January 31, 2007
Most football fans know by now that Lovie Smith and Tony Dungy are the first African-American head coaches to lead a team to a Super Bowl.
"I'm excited to cross that road, to be on of the first to participate in this game" said Smith.
70-percent of NFL players are black, but few go on to head coaching jobs. Some say this moment is long overdue.
"There were many, many guys before us who, given the opportunity, could have done the same thing. That's why I'm happy to be here and proud to be on this platform" said Dungy.
In many ways, the two coaches lives run parallel. Both were raised in small-towns, are deeply religious and have relied upon that faith to get them through tough times.
Just a little over a year ago, Dungy's 18-year-old son committed
suicide. His death stunned the family and the Colts organization. In
the aftermath, football became Dungy's outlet.
Lovie Smith had his knocks, too. He grew up with an alcoholic father and a mother who went blind. The family too poor to pay for healthcare.
The two men's lives would cross when Dungy gave Smith his first job.

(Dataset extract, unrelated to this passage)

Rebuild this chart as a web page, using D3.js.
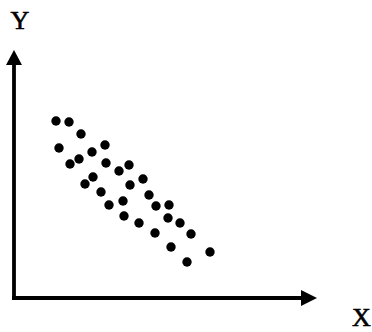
<!DOCTYPE html>
<html>
<head>
<meta charset="utf-8">
<script src="https://cdn.jsdelivr.net/npm/d3@7"></script>
<style>
html,body{margin:0;padding:0;background:#fff;}
svg{display:block;}
</style>
</head>
<body>
<svg id="chart" width="372" height="332"></svg>
<script>
const xValues = [42,55,67,45,91,78,65,56,92,105,115,79,71,129,116,87,135,95,109,142,155,110,154,125,166,141,177,157,196,173];
const yValues = [177,176,164,150,153,146,139,134,135,127,133,121,114,119,113,106,103,93,97,92,93,82,80,75,75,65,64,51,46,36];
const axisLabels = ["X","Y"];

const svg = d3.select("#chart");
const x = d3.scaleLinear().domain([0,300]).range([14,314]);
const y = d3.scaleLinear().domain([0,250]).range([298,48]);

const pts = xValues.map((v,i)=>({x:v,y:yValues[i]}));

// axes lines
svg.append("line").attr("x1",x(0)-2).attr("y1",y(0)).attr("x2",x(289)).attr("y2",y(0))
  .attr("stroke","#000").attr("stroke-width",3.8);
svg.append("line").attr("x1",x(0)).attr("y1",y(0)+1.5).attr("x2",x(0)).attr("y2",y(235))
  .attr("stroke","#000").attr("stroke-width",3.8);
// arrowheads
svg.append("path").attr("d",`M${x(303)},${y(0)} L${x(287)},${y(0)-8} L${x(287)},${y(0)+8} Z`).attr("fill","#000");
svg.append("path").attr("d",`M${x(0)},${y(248)} L${x(0)-8},${y(233)} L${x(0)+8},${y(233)} Z`).attr("fill","#000");

svg.selectAll("circle.pt").data(pts).enter().append("circle")
  .attr("class","pt")
  .attr("cx",d=>x(d.x)).attr("cy",d=>y(d.y)).attr("r",4.7).attr("fill","#000");

svg.append("text").attr("x",352).attr("y",326).text(axisLabels[0])
  .attr("font-family","Liberation Serif, Times New Roman, serif").attr("font-size",26).attr("fill","#000")
  .attr("stroke","#000").attr("stroke-width",0.6);
svg.append("text").attr("x",20).attr("y",29).attr("text-anchor","middle").text(axisLabels[1])
  .attr("font-family","Liberation Serif, Times New Roman, serif").attr("font-size",26).attr("fill","#000")
  .attr("stroke","#000").attr("stroke-width",0.6);
</script>
</body>
</html>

They have very similar coaching styles, no yelling, no swearing. Their
friendship runs deep.
"I really admire the way he coaches and the way his team plays" said Dungy.
"He's one of the all-time great coaches" said Smith.
For now, that friendship is on hold until the game ends on Sunday. That's when, for the first time ever, a black head coach will raise the championship trophy. No doubt the other will be close by to give his friend a pat on the back.